CreateRepository cannot use atomic two-phase voting
The CreateRepository RPC will call git-init(1) on the repository's path, regardless of whether the repository exists already or doesn't exist. As a result, this call is idempotent and can even be called if the repository exists already. This raises the question on how to do transactional voting on this RPC call with proper locking semantics given that the state of the repository can be anything.
Ideally, all nodes do the same change if and only if they all agree on the same state. The sequence should thus be:
- Record the state of all files we're about to change and create copies on which we can perform the changes.
- Perform our modifications.
- Lock the target files for update.
- Cast a vote on the changes, which is the current state of all of our locked files.
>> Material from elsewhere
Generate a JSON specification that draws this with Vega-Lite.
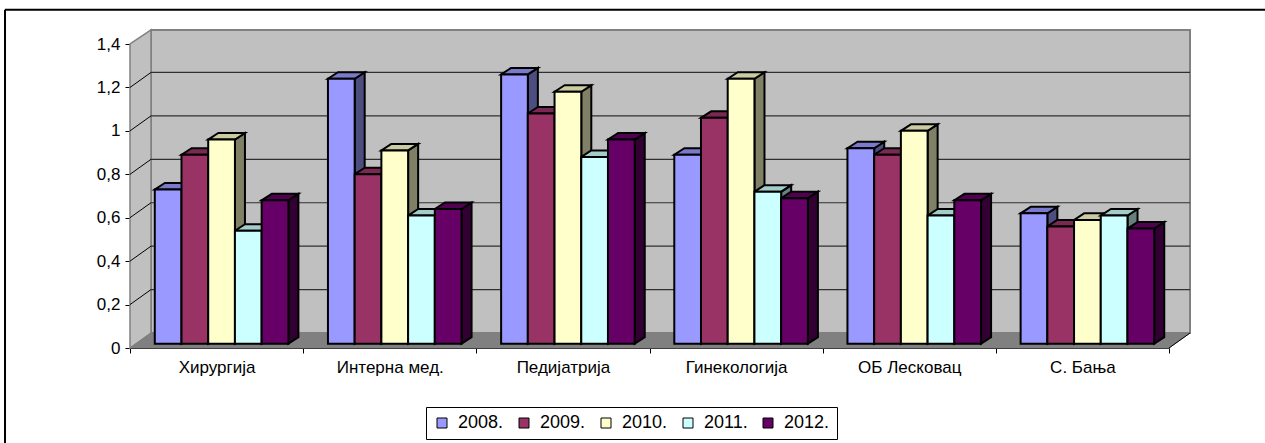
{"$schema":"https://vega.github.io/schema/vega-lite/v6.json","width":1039,"height":304,"autosize":{"type":"none"},"padding":{"left":130,"top":44,"right":96,"bottom":95},"background":"white","config":{"view":{"stroke":null},"font":"Liberation Sans"},"datasets":{"bars":[{"cat":"Хирургија","series":"2008.","v":0.71},{"cat":"Хирургија","series":"2009.","v":0.87},{"cat":"Хирургија","series":"2010.","v":0.94},{"cat":"Хирургија","series":"2011.","v":0.52},{"cat":"Хирургија","series":"2012.","v":0.66},{"cat":"Интерна мед.","series":"2008.","v":1.22},{"cat":"Интерна мед.","series":"2009.","v":0.78},{"cat":"Интерна мед.","series":"2010.","v":0.89},{"cat":"Интерна мед.","series":"2011.","v":0.59},{"cat":"Интерна мед.","series":"2012.","v":0.62},{"cat":"Педијатрија","series":"2008.","v":1.24},{"cat":"Педијатрија","series":"2009.","v":1.06},{"cat":"Педијатрија","series":"2010.","v":1.16},{"cat":"Педијатрија","series":"2011.","v":0.86},{"cat":"Педијатрија","series":"2012.","v":0.94},{"cat":"Гинекологија","series":"2008.","v":0.87},{"cat":"Гинекологија","series":"2009.","v":1.04},{"cat":"Гинекологија","series":"2010.","v":1.22},{"cat":"Гинекологија","series":"2011.","v":0.7},{"cat":"Гинекологија","series":"2012.","v":0.67},{"cat":"ОБ Лесковац","series":"2008.","v":0.9},{"cat":"ОБ Лесковац","series":"2009.","v":0.87},{"cat":"ОБ Лесковац","series":"2010.","v":0.98},{"cat":"ОБ Лесковац","series":"2011.","v":0.59},{"cat":"ОБ Лесковац","series":"2012.","v":0.66},{"cat":"С. Бања","series":"2008.","v":0.6},{"cat":"С. Бања","series":"2009.","v":0.54},{"cat":"С. Бања","series":"2010.","v":0.57},{"cat":"С. Бања","series":"2011.","v":0.59},{"cat":"С. Бања","series":"2012.","v":0.53}]},"resolve":{"scale":{"x":"independent","color":"independent"},"axis":{"x":"independent"}},"layer":[{"data":{"values":[{"x":-125,"x2":1135,"y":1.5576,"y2":1.5576},{"x":-125,"x2":-125,"y":1.5576,"y2":-0.438}]},"mark":{"type":"rule","color":"#000","strokeWidth":2,"clip":false},"encoding":{"x":{"field":"x","type":"quantitative","scale":{"domain":[0,1039]},"axis":null},"x2":{"field":"x2"},"y":{"field":"y","type":"quantitative","scale":{"domain":[0,1.4]},"axis":{"values":[0,0.2,0.4,0.6,0.8,1,1.2,1.4],"title":null,"grid":false,"domainColor":"#000","tickColor":"#000","tickSize":5,"labelColor":"#000","labelFontSize":17,"labelPadding":5,"labelExpr":"replace(format(datum.value,'~g'),'.',',')"}},"y2":{"field":"y2"}}},{"data":{"values":[{"x":21,"x2":1060,"y":0.069,"y2":1.465}]},"mark":{"type":"rect","fill":"#C0C0C0","stroke":"#808080","strokeWidth":2},"encoding":{"x":{"field":"x","type":"quantitative","scale":{"domain":[0,1039]},"axis":null},"x2":{"field":"x2"},"y":{"field":"y","type":"quantitative"},"y2":{"field":"y2"}}},{"data":{"values":[{"x":0,"y":0,"y2":1.4},{"x":21,"y":0.069,"y2":1.465}]},"mark":{"type":"area","fill":"#C0C0C0","stroke":"#808080","strokeWidth":1.5,"orient":"vertical"},"encoding":{"x":{"field":"x","type":"quantitative","scale":{"domain":[0,1039]},"axis":null},"y":{"field":"y","type":"quantitative"},"y2":{"field":"y2"}}},{"data":{"values":[{"g":0.2,"x":21,"x2":1060,"y":0.269},{"g":0.4,"x":21,"x2":1060,"y":0.469},{"g":0.6,"x":21,"x2":1060,"y":0.669},{"g":0.8,"x":21,"x2":1060,"y":0.869},{"g":1,"x":21,"x2":1060,"y":1.069},{"g":1.2,"x":21,"x2":1060,"y":1.269}]},"mark":{"type":"rule","color":"#303030","strokeWidth":1.2},"encoding":{"x":{"field":"x","type":"quantitative","scale":{"domain":[0,1039]},"axis":null},"x2":{"field":"x2"},"y":{"field":"y","type":"quantitative"}}},{"data":{"values":[{"g":0.2,"x":0,"y":0.2},{"g":0.2,"x":21,"y":0.269},{"g":0.4,"x":0,"y":0.4},{"g":0.4,"x":21,"y":0.469},{"g":0.6,"x":0,"y":0.6},{"g":0.6,"x":21,"y":0.669},{"g":0.8,"x":0,"y":0.8},{"g":0.8,"x":21,"y":0.869},{"g":1,"x":0,"y":1},{"g":1,"x":21,"y":1.069},{"g":1.2,"x":0,"y":1.2},{"g":1.2,"x":21,"y":1.269}]},"mark":{"type":"line","color":"#000","strokeWidth":1},"encoding":{"x":{"field":"x","type":"quantitative","scale":{"domain":[0,1039]},"axis":null},"y":{"field":"y","type":"quantitative"},"detail":{"field":"g"}}},{"data":{"values":[{"x":0,"y":0,"y2":0},{"x":21,"y":0,"y2":0.069},{"x":1039,"y":0,"y2":0.069},{"x":1060,"y":0.069,"y2":0.069}]},"mark":{"type":"area","fill":"#808080","stroke":"#808080","strokeWidth":1,"orient":"vertical"},"encoding":{"x":{"field":"x","type":"quantitative","scale":{"domain":[0,1039]},"axis":null},"y":{"field":"y","type":"quantitative"},"y2":{"field":"y2"}}},{"data":{"values":[{"x":1039,"y":0},{"x":1060,"y":0.069}]},"mark":{"type":"line","color":"#000","strokeWidth":1},"encoding":{"x":{"field":"x","type":"quantitative","scale":{"domain":[0,1039]},"axis":null},"y":{"field":"y","type":"quantitative"}}},{"data":{"name":"bars"},"transform":[{"calculate":"indexof(['Хирургија','Интерна мед.','Педијатрија','Гинекологија','ОБ Лесковац','С. Бања'],datum.cat)*173.17+24.8+indexof(['2008.','2009.','2010.','2011.','2012.'],datum.series)*26.72","as":"L"},{"calculate":"[0,1]","as":"e"},{"flatten":["e"]},{"calculate":"datum.L+26.72+10*datum.e","as":"sx"},{"calculate":"datum.v+0.02+0.03*datum.e","as":"yt"},{"calculate":"0.02+0.03*datum.e","as":"yb"}],"mark":{"type":"area","stroke":"#000","strokeWidth":2,"orient":"vertical"},"encoding":{"x":{"field":"sx","type":"quantitative","scale":{"domain":[0,1039]},"axis":null},"y":{"field":"yt","type":"quantitative"},"y2":{"field":"yb"},"detail":[{"field":"cat"},{"field":"series"}],"color":{"field":"series","type":"nominal","legend":null,"scale":{"domain":["2008.","2009.","2010.","2011.","2012."],"range":["#4D4D80","#4D1A33","#808066","#668080","#330033"]}}}},{"data":{"name":"bars"},"transform":[{"calculate":"indexof(['Хирургија','Интерна мед.','Педијатрија','Гинекологија','ОБ Лесковац','С. Бања'],datum.cat)*173.17+24.8+indexof(['2008.','2009.','2010.','2011.','2012.'],datum.series)*26.72","as":"L"},{"calculate":"[0,1]","as":"e"},{"flatten":["e"]},{"calculate":"datum.L+10*datum.e","as":"tx"},{"calculate":"datum.L+26.72+10*datum.e","as":"tx2"},{"calculate":"datum.v+0.02+0.03*datum.e","as":"ty"}],"mark":{"type":"area","stroke":"#000","strokeWidth":2,"orient":"horizontal"},"encoding":{"y":{"field":"ty","type":"quantitative"},"x":{"field":"tx","type":"quantitative","scale":{"domain":[0,1039]},"axis":null},"x2":{"field":"tx2"},"detail":[{"field":"cat"},{"field":"series"}],"color":{"field":"series","type":"nominal","legend":null,"scale":{"domain":["2008.","2009.","2010.","2011.","2012."],"range":["#7A7ACC","#7A2952","#CCCCA3","#A3CCCC","#520052"]}}}},{"data":{"name":"bars"},"transform":[{"calculate":"datum.v+0.02","as":"yt"},{"calculate":"0.02","as":"yb"}],"mark":{"type":"bar","stroke":"#000","strokeWidth":2},"encoding":{"x":{"field":"cat","type":"nominal","sort":null,"scale":{"paddingInner":0,"paddingOuter":0},"axis":{"title":null,"labelAngle":0,"tickBand":"extent","domainColor":"#000","domainWidth":1,"tickColor":"#000","tickSize":5,"labelColor":"#000","labelFontSize":17,"labelPadding":6}},"xOffset":{"field":"series","type":"nominal","scale":{"paddingInner":0,"paddingOuter":0.741,"align":0.626}},"y":{"field":"yt","type":"quantitative"},"y2":{"field":"yb"},"color":{"field":"series","type":"nominal","scale":{"domain":["2008.","2009.","2010.","2011.","2012."],"range":["#9999FF","#993366","#FFFFCC","#CCFFFF","#660066"]},"legend":{"title":null,"orient":"none","legendX":296,"legendY":363,"direction":"horizontal","columns":5,"symbolType":"square","symbolSize":100,"symbolStrokeColor":"#000","symbolStrokeWidth":1,"symbolOpacity":1,"labelFontSize":18,"labelColor":"#000","strokeColor":"#000","fillColor":"#fff","padding":7,"columnPadding":11,"labelOffset":7}}}}]}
- If we fail to reach quorum, we must discard all changes and not perform any updates.
- If all nodes agree, we commit the changes to disk.
- We do another vote to assert that all nodes have performed the change.
This is really hard to implement for CreateRepository()
given that git-init(1) would touch various different files.
If CreateRepository()
would raise an error if the repo exists already, then this is trivial to implement:
- Assert that the repo does not exist. If it does, return an error.
- Create a temporary directory and call git-init(1) on this directory.
- Lock the target directory (which still mustn't exist, so we'd just create a .lock file in its place to avoid concurrent creation).
- Hash the temporary directory's contents and use it as the vote.
- If we fail to reach quorum, we can just discard the temporary directory.
- If all nodes agree, move the directory into place.
- Do another vote to assert we have committed the change.
This would be trivial to implemented and is guaranteed to be atomic. This raises the question whether we want to change semantics of this RPC call to not be idempotent anymore, or if there are other alternatives we can consider.